After receiving his juris doctor from The University of Akron School of Law in 1989, Judge D’Apolito began sharing office space with Judge Lou D’Apolito.

“Lou is my hero,” said Judge D’Apolito. “He taught me everything I know.

“I started off doing court appointments in criminal law cases and eventually I got into domestic relations law, which is the practice area that I focused on.”

“When David got out of law school, I told him that I would teach him what I know about being a trial lawyer,” said Judge Lou D’Apolito, who retired as a common pleas court judge at the end of 2018. “I remember him saying his ultimate goal was to be a judge.

“I think serving on the appeals court is a perfect match for his skills,” he said. “David has an analytical mind, is fair and objective and he believes in the rule of law.

“David won’t let the community down.
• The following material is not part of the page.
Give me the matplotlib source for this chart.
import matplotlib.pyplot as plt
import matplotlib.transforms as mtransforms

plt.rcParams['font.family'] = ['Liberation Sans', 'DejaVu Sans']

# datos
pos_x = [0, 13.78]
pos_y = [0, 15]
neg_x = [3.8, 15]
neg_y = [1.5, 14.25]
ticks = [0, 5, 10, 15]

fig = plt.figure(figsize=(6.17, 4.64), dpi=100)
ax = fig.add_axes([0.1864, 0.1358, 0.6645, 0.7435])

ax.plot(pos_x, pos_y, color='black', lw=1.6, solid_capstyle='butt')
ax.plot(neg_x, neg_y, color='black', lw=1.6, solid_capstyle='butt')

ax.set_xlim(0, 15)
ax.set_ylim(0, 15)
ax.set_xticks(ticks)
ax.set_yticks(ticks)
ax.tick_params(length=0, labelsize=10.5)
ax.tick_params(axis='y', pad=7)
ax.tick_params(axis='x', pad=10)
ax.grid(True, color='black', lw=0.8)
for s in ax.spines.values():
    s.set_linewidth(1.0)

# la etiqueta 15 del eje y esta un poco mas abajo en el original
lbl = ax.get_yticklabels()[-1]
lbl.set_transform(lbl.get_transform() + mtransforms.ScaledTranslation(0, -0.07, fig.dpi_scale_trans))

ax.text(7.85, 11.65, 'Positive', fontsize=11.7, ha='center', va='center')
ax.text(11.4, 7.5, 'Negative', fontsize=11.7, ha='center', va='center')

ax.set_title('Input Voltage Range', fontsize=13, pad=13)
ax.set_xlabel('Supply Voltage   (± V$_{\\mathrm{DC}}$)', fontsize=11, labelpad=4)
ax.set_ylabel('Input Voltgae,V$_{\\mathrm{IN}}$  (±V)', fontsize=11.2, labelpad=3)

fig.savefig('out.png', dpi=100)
He has served as both an attorney and a judge for many years and is well prepared for the job.”

Judge D’Apolito was appointed as Mahoning County’s first county court magistrate in 1997.

Prior to being elected to the county court bench in 2000, he also served as a hearing officer for Boardman Township and as a prosecutor for New Middletown Village and Ashtabula County.

Judge D’Apolito has been re-elected to the county court bench three times.

“Over the last 18 years, the physical appearance and structure of the county courts have changed,” Judge D’Apolito said. “The courts have either been relocated or remodeled for safety and efficiency.

“We now take online payments and in February attorneys will be able to file their motions and complaints online.”

A number of years ago, Judge D’Apolito instituted a dress code in his court prohibiting parties from coming to court in T-shirts or shorts.

“The court needs to have rules of decorum,” said Judge D’Apolito. “We had people showing up for court in pajamas sometimes.

“I think it’s important that people show respect for the court and themselves.”

Mahoning County Area Court Presiding/Administrative Judge Scott D. Hunter has served alongside Judge D’Apolito for nearly 20 years.

“Judge D’Apolito was a magistrate when I became a county court judge in 1999,” said Judge Hunter. “He has always been deeply committed to the law and is a person of the highest professional and personal integrity.

“He possesses an excellent judicial temperament as well as a great understanding of public fiscal policy and the proper way to manage the expenditure of public funds,” said Judge Hunter. “Judge D'Apolito has always played an instrumental role in the drafting of our budget as well as negotiating favorable leases for the various area court locations.

“Judge D’Apolito has been an excellent judge,” said Judge Hunter. “He will be missed. The 7th District Court of Appeals’ gain is our loss.”

As February gets closer, Judge D’Apolito is preparing to close his law practice.

“County Court judges are considered part-time positions and as a result I was able to maintain my law practice,” said Judge D’Apolito. “The idea of having to stop taking cases and helping people is very hard.”

As of the publication of this story, no one had been appointed to replace Judge D’Apolito on the county court bench. There are four years remaining on his current term.

“Everything that I have accomplished over the last 18 years has been with the assistance of Judge Hunter and Judge Houser,” said Judge D’Apolito. “It has been an honor to serve with them.”